* Begin DATA BLOCK *

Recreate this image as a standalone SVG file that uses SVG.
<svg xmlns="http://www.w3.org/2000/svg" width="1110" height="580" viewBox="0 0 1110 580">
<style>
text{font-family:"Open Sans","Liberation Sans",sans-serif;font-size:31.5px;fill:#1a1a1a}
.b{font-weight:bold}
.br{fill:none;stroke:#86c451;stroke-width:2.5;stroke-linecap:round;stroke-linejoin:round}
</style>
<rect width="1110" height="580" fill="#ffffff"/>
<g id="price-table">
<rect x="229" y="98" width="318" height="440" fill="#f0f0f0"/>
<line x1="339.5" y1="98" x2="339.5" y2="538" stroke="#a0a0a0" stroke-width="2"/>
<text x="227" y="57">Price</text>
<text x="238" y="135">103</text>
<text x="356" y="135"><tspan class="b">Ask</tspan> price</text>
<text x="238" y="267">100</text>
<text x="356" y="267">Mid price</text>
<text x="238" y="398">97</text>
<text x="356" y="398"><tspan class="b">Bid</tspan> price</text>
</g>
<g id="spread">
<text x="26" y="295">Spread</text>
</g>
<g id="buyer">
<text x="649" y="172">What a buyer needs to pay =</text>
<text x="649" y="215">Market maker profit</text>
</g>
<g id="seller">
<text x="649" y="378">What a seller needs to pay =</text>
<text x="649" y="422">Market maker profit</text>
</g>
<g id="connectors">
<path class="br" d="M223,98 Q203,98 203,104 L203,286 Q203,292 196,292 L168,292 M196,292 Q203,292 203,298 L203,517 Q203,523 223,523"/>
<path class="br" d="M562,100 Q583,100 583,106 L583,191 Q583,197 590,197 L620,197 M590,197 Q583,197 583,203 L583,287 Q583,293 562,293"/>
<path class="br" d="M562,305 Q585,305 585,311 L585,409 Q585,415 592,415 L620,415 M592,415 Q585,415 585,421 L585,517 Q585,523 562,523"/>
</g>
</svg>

* End DATA BLOCK *

THE PROBLEM: Exactly reproduce the material above.

COMPLETE ANSWER:
Recreate this image as a standalone SVG file that uses SVG.
<svg xmlns="http://www.w3.org/2000/svg" width="1110" height="580" viewBox="0 0 1110 580">
<style>
text{font-family:"Open Sans","Liberation Sans",sans-serif;font-size:31.5px;fill:#1a1a1a}
.b{font-weight:bold}
.br{fill:none;stroke:#86c451;stroke-width:2.5;stroke-linecap:round;stroke-linejoin:round}
</style>
<rect width="1110" height="580" fill="#ffffff"/>
<g id="price-table">
<rect x="229" y="98" width="318" height="440" fill="#f0f0f0"/>
<line x1="339.5" y1="98" x2="339.5" y2="538" stroke="#a0a0a0" stroke-width="2"/>
<text x="227" y="57">Price</text>
<text x="238" y="135">103</text>
<text x="356" y="135"><tspan class="b">Ask</tspan> price</text>
<text x="238" y="267">100</text>
<text x="356" y="267">Mid price</text>
<text x="238" y="398">97</text>
<text x="356" y="398"><tspan class="b">Bid</tspan> price</text>
</g>
<g id="spread">
<text x="26" y="295">Spread</text>
</g>
<g id="buyer">
<text x="649" y="172">What a buyer needs to pay =</text>
<text x="649" y="215">Market maker profit</text>
</g>
<g id="seller">
<text x="649" y="378">What a seller needs to pay =</text>
<text x="649" y="422">Market maker profit</text>
</g>
<g id="connectors">
<path class="br" d="M223,98 Q203,98 203,104 L203,286 Q203,292 196,292 L168,292 M196,292 Q203,292 203,298 L203,517 Q203,523 223,523"/>
<path class="br" d="M562,100 Q583,100 583,106 L583,191 Q583,197 590,197 L620,197 M590,197 Q583,197 583,203 L583,287 Q583,293 562,293"/>
<path class="br" d="M562,305 Q585,305 585,311 L585,409 Q585,415 592,415 L620,415 M592,415 Q585,415 585,421 L585,517 Q585,523 562,523"/>
</g>
</svg>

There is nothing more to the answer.